» **Task input**
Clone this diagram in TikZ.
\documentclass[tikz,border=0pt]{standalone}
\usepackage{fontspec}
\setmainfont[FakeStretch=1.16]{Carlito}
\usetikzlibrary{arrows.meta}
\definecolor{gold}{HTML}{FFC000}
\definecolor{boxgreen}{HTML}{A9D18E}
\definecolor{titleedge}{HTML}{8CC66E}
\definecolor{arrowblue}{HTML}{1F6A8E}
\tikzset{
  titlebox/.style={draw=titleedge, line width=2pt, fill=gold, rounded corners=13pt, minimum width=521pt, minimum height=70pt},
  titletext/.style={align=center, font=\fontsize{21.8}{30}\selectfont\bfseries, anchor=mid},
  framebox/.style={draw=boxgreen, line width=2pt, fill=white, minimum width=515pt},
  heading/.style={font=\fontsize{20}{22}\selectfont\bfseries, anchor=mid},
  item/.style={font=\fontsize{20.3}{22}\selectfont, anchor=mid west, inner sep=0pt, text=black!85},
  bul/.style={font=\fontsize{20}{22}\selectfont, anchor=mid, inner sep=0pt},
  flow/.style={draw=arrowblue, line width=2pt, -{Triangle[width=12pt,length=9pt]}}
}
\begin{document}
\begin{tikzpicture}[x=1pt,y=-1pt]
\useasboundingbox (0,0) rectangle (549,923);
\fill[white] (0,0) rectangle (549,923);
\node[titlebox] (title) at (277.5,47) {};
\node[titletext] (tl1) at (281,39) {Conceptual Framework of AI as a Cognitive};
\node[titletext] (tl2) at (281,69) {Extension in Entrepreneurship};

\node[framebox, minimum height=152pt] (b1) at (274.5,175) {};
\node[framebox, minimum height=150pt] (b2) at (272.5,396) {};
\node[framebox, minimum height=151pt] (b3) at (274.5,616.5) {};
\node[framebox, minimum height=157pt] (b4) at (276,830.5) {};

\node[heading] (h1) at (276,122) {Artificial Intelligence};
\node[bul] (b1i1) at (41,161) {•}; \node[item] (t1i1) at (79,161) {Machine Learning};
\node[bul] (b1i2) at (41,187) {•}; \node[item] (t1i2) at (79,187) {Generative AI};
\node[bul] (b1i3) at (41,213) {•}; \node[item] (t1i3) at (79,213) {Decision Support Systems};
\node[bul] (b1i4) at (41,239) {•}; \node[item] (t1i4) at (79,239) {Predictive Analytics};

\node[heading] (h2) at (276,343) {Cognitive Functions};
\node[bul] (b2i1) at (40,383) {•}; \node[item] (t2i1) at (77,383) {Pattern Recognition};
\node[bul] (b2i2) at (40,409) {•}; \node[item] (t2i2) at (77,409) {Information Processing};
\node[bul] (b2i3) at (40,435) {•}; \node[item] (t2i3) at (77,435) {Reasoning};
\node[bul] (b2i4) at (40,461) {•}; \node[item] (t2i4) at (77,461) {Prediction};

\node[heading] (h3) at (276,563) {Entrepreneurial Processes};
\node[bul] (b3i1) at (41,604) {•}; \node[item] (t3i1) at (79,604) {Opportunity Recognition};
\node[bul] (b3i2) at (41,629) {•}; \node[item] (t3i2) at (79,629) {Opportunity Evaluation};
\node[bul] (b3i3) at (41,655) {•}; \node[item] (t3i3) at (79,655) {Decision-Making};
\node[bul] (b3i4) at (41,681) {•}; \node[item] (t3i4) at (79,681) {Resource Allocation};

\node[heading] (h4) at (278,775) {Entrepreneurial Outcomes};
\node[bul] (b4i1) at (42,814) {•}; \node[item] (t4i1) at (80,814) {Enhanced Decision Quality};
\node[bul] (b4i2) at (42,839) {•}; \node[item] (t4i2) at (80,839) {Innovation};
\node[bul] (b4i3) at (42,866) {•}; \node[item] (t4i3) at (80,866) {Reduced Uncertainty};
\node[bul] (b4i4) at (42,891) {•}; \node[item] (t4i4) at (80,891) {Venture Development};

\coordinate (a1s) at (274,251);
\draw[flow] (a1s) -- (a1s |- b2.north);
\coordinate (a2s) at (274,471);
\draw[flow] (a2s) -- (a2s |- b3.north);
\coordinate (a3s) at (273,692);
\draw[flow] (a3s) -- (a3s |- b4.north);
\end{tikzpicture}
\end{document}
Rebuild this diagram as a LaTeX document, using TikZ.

» **Objective**
From the first line of the data above to the line holding "minimum height=157pt] (b4)", reproduce each line exactly; emit no other lines.

» **Task answer**
Clone this diagram in TikZ.
\documentclass[tikz,border=0pt]{standalone}
\usepackage{fontspec}
\setmainfont[FakeStretch=1.16]{Carlito}
\usetikzlibrary{arrows.meta}
\definecolor{gold}{HTML}{FFC000}
\definecolor{boxgreen}{HTML}{A9D18E}
\definecolor{titleedge}{HTML}{8CC66E}
\definecolor{arrowblue}{HTML}{1F6A8E}
\tikzset{
  titlebox/.style={draw=titleedge, line width=2pt, fill=gold, rounded corners=13pt, minimum width=521pt, minimum height=70pt},
  titletext/.style={align=center, font=\fontsize{21.8}{30}\selectfont\bfseries, anchor=mid},
  framebox/.style={draw=boxgreen, line width=2pt, fill=white, minimum width=515pt},
  heading/.style={font=\fontsize{20}{22}\selectfont\bfseries, anchor=mid},
  item/.style={font=\fontsize{20.3}{22}\selectfont, anchor=mid west, inner sep=0pt, text=black!85},
  bul/.style={font=\fontsize{20}{22}\selectfont, anchor=mid, inner sep=0pt},
  flow/.style={draw=arrowblue, line width=2pt, -{Triangle[width=12pt,length=9pt]}}
}
\begin{document}
\begin{tikzpicture}[x=1pt,y=-1pt]
\useasboundingbox (0,0) rectangle (549,923);
\fill[white] (0,0) rectangle (549,923);
\node[titlebox] (title) at (277.5,47) {};
\node[titletext] (tl1) at (281,39) {Conceptual Framework of AI as a Cognitive};
\node[titletext] (tl2) at (281,69) {Extension in Entrepreneurship};

\node[framebox, minimum height=152pt] (b1) at (274.5,175) {};
\node[framebox, minimum height=150pt] (b2) at (272.5,396) {};
\node[framebox, minimum height=151pt] (b3) at (274.5,616.5) {};
\node[framebox, minimum height=157pt] (b4) at (276,830.5) {};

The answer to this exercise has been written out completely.